During this last cleanse, it became so apparent to me that indulging myself is not truly loving myself - it is feeding my EGO. I'm just now, four and a half decades into this life, beginning to truly love myself. And it is a constant, daily struggle! But cleaning up how I nourish my body has allowed some clarity into other aspects of my life. While I've always been pretty damn good at cutting people out of my life that don't uplift me, I'm getting better at walking away from situations that don't support my long-term growth. Like, giving up several classes (and income) in order to have sufficient time to rest, re-charge and balance my life out in other areas.

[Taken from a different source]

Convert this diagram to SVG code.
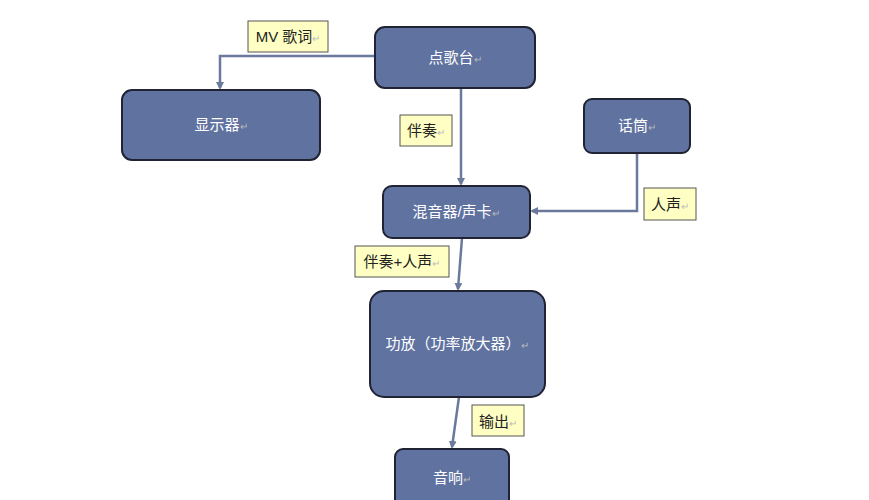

I've also been able to determine how EASILY and AUTOMATICALLY and MINDLESSLY I've used food as a drug, an elixir, a temporary distraction, a panacea. And on the flip side, I am so aware of how FUCKING GOOD my body feels when filled with clean fuels! No more aches. No more lethargy. I receive clear messages from my body that are not filtered through sugar and caffeine and processed foods. So when my body is tired, I rest. My energy doesn't spike as radically as it once did. I'm also better able to observe my emotions and try to understand where they originate rather than reacting and externalizing.

And I've also lost SIXTEEN POUNDS since the beginning of the year. For sure I attribute the weight loss to taking better care of myself and predominantly my diet. But I've also been able to see where my body clung to the excess weight for stability and grounding. I am feeling so much more grounded, and in response, my body is steadily shedding the excess weight. And unlocking more REAL energy; not the faux energy I've been flying on all these years.

Like everyone, I still have to work very hard to love myself and accept myself exactly as I am right now. It's easy to love yourself when you're at your ideal weight and your doing everything "right." The real struggle is accepting your own intrinsic value that is so much deeper than the outside package.

Like my yoga practice, I strive for just a millimeter of growth each day. A deeper glimmer of awareness. A stronger connection to atman.

Annica! Annica! Annica! Be happy! Be happy! Be happy!